-- Start of Entries provided --

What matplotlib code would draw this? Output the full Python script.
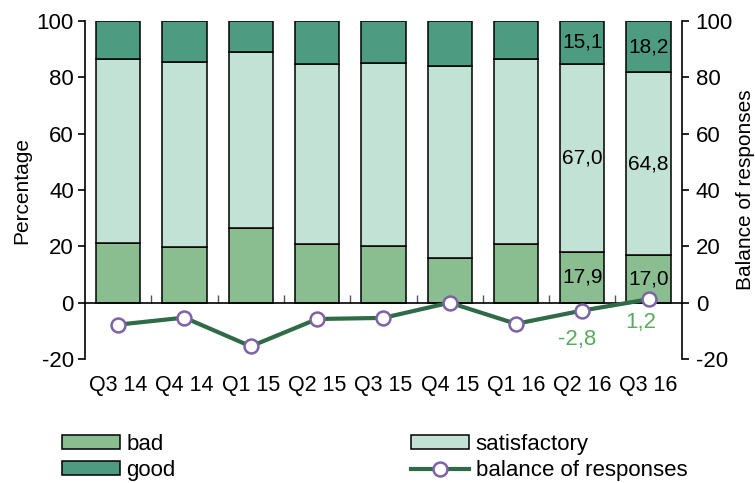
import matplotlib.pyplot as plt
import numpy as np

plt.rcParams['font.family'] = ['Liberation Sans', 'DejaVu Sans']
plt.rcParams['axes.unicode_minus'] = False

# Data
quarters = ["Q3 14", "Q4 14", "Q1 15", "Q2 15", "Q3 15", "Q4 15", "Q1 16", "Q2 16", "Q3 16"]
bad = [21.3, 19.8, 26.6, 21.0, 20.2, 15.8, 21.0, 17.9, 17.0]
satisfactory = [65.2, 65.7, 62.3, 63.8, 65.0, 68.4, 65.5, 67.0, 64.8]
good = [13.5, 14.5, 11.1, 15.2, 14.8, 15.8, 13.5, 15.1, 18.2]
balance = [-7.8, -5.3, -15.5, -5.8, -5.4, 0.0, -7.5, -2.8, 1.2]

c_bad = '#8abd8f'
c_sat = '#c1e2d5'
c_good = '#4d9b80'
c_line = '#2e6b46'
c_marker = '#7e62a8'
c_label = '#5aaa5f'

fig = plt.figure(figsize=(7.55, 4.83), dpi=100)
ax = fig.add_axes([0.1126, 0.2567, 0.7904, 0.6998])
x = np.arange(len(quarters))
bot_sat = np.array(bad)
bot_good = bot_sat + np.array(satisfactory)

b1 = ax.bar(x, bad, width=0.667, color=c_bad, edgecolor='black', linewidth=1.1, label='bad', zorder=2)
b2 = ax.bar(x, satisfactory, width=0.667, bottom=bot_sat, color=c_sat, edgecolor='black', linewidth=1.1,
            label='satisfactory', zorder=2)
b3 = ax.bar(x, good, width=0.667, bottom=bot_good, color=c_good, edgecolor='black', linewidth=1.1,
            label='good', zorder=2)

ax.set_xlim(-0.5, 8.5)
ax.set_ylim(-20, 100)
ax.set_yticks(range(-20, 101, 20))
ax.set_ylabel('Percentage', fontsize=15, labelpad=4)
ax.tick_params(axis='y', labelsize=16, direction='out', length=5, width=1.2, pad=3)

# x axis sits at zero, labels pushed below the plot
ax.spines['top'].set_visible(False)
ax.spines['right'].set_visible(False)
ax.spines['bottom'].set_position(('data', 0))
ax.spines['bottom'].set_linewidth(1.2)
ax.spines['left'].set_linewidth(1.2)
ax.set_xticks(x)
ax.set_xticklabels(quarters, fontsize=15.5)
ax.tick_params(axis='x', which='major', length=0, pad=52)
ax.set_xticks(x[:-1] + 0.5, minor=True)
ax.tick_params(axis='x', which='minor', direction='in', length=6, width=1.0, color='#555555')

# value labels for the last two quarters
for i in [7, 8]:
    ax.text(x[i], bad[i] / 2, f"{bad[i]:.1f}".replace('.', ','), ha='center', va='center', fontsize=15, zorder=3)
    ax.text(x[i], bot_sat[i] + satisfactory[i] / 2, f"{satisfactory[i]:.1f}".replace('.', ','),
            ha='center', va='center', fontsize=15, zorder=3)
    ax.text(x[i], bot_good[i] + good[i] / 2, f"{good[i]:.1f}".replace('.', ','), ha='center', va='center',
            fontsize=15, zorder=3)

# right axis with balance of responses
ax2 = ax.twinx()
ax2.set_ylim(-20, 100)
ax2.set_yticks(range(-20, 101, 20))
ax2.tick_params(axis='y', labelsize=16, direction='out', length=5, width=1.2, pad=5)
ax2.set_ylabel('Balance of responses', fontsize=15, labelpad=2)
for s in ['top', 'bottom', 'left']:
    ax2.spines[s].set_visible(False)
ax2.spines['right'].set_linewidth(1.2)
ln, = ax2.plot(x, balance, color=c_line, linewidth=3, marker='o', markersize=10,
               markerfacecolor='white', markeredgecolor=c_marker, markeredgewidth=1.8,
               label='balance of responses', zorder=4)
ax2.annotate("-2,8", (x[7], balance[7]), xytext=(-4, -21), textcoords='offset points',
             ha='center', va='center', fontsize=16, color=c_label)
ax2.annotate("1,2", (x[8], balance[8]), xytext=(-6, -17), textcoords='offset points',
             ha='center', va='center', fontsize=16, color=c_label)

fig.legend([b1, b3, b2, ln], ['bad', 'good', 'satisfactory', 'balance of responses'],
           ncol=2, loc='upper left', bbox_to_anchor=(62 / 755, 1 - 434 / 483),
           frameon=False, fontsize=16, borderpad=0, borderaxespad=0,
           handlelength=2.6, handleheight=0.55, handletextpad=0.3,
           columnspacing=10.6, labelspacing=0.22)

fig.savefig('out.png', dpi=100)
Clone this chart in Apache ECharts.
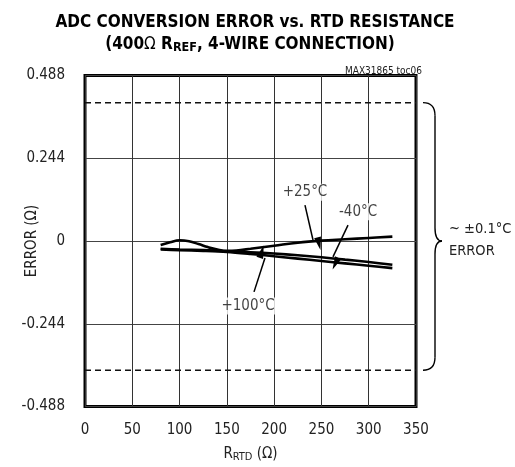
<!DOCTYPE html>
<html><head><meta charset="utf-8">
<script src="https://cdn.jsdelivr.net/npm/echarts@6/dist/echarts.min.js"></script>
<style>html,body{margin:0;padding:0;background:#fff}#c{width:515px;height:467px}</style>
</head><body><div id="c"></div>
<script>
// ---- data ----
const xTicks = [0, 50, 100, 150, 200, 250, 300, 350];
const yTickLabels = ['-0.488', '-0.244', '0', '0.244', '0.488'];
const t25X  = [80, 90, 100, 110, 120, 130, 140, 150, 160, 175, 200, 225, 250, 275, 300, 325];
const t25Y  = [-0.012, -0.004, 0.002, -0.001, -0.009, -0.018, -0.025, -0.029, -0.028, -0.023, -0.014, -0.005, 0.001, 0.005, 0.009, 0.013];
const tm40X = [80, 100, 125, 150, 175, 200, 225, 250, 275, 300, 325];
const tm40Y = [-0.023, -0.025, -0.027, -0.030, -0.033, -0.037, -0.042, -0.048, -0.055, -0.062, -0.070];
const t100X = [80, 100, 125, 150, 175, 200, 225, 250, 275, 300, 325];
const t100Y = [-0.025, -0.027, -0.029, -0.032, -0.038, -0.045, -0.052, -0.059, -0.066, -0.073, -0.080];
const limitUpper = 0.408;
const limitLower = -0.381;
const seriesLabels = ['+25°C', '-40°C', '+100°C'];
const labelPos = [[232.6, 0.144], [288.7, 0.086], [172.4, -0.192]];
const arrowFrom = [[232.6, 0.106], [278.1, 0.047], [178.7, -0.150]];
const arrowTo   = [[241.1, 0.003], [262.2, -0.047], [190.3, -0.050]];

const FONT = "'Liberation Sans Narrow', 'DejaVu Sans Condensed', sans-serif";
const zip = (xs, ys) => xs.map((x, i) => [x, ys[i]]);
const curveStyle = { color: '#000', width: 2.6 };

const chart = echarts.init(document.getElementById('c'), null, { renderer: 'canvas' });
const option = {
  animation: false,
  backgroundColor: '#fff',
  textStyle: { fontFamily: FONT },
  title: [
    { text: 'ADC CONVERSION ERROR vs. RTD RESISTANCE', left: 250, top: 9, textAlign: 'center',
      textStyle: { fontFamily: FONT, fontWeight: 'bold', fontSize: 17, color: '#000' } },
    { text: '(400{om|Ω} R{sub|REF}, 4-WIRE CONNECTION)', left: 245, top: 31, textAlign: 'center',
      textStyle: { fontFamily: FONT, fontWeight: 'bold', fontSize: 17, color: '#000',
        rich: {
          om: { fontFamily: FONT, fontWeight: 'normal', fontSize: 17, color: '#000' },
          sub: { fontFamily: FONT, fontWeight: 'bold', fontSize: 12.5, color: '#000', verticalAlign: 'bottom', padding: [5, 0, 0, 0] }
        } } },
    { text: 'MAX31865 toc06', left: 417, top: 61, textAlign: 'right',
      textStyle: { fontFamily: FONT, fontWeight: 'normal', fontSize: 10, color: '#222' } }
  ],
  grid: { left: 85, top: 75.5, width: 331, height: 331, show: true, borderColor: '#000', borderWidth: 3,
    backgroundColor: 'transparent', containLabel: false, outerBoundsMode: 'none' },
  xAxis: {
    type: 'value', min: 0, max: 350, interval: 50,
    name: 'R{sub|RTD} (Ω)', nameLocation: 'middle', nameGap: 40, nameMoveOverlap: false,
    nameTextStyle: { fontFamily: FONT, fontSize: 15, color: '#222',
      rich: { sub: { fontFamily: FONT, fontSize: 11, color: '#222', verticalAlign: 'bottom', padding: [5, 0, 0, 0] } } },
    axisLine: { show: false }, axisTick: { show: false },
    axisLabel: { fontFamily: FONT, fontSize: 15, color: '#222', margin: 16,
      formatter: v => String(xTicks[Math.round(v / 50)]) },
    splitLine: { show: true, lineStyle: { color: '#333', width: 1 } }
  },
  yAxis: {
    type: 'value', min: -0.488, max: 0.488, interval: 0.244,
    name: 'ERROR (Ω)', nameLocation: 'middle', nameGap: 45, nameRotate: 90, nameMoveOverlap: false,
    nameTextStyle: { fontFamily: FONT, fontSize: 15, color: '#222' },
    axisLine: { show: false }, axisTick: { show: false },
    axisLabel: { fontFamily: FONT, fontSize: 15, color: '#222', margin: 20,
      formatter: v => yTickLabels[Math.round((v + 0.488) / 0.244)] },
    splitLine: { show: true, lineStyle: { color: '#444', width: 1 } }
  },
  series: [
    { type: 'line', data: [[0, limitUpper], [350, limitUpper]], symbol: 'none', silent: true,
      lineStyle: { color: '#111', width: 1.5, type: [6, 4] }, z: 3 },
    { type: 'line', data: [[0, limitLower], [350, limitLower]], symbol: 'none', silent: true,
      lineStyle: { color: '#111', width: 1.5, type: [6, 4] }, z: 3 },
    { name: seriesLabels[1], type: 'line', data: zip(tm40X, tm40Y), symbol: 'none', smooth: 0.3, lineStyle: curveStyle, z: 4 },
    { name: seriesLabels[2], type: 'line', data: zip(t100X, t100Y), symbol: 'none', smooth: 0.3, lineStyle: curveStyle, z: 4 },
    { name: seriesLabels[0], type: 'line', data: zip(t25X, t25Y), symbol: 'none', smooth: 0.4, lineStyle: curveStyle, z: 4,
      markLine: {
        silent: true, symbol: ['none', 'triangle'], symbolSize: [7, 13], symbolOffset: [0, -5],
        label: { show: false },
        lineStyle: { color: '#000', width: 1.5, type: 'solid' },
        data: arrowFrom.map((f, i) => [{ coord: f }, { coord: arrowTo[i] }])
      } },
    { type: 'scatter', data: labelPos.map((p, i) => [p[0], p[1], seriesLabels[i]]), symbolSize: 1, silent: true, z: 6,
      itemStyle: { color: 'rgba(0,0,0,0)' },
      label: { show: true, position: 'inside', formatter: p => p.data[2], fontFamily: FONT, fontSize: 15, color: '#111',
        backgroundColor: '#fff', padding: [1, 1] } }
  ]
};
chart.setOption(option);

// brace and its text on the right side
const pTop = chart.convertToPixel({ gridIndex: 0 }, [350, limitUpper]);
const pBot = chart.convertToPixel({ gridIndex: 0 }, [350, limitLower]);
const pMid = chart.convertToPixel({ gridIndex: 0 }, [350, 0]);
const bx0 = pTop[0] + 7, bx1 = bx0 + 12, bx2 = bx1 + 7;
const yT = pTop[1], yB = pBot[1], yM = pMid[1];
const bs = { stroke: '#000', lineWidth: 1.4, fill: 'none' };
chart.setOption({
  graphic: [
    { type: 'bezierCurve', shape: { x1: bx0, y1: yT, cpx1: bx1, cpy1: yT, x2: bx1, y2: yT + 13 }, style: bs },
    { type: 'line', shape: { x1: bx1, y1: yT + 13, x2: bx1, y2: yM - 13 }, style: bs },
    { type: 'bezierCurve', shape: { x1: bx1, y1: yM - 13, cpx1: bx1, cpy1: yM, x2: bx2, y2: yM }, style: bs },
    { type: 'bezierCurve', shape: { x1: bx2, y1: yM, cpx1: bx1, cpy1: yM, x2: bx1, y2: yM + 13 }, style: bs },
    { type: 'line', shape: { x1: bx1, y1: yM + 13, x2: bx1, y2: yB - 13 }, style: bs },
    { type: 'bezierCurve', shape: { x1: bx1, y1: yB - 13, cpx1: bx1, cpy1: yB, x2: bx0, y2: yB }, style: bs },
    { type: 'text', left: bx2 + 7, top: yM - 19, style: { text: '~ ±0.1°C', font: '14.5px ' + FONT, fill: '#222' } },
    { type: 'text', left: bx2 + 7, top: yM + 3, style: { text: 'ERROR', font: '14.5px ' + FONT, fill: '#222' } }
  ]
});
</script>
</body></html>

-- End of Entries provided --

=== Problem to work on ===
From the opening line of the entries above to the line containing "plt.rcParams['axes.unicode_minus'] = False", please transcribe each line exactly, skipping every picture.

=== Solution below ===
What matplotlib code would draw this? Output the full Python script.
import matplotlib.pyplot as plt
import numpy as np

plt.rcParams['font.family'] = ['Liberation Sans', 'DejaVu Sans']
plt.rcParams['axes.unicode_minus'] = False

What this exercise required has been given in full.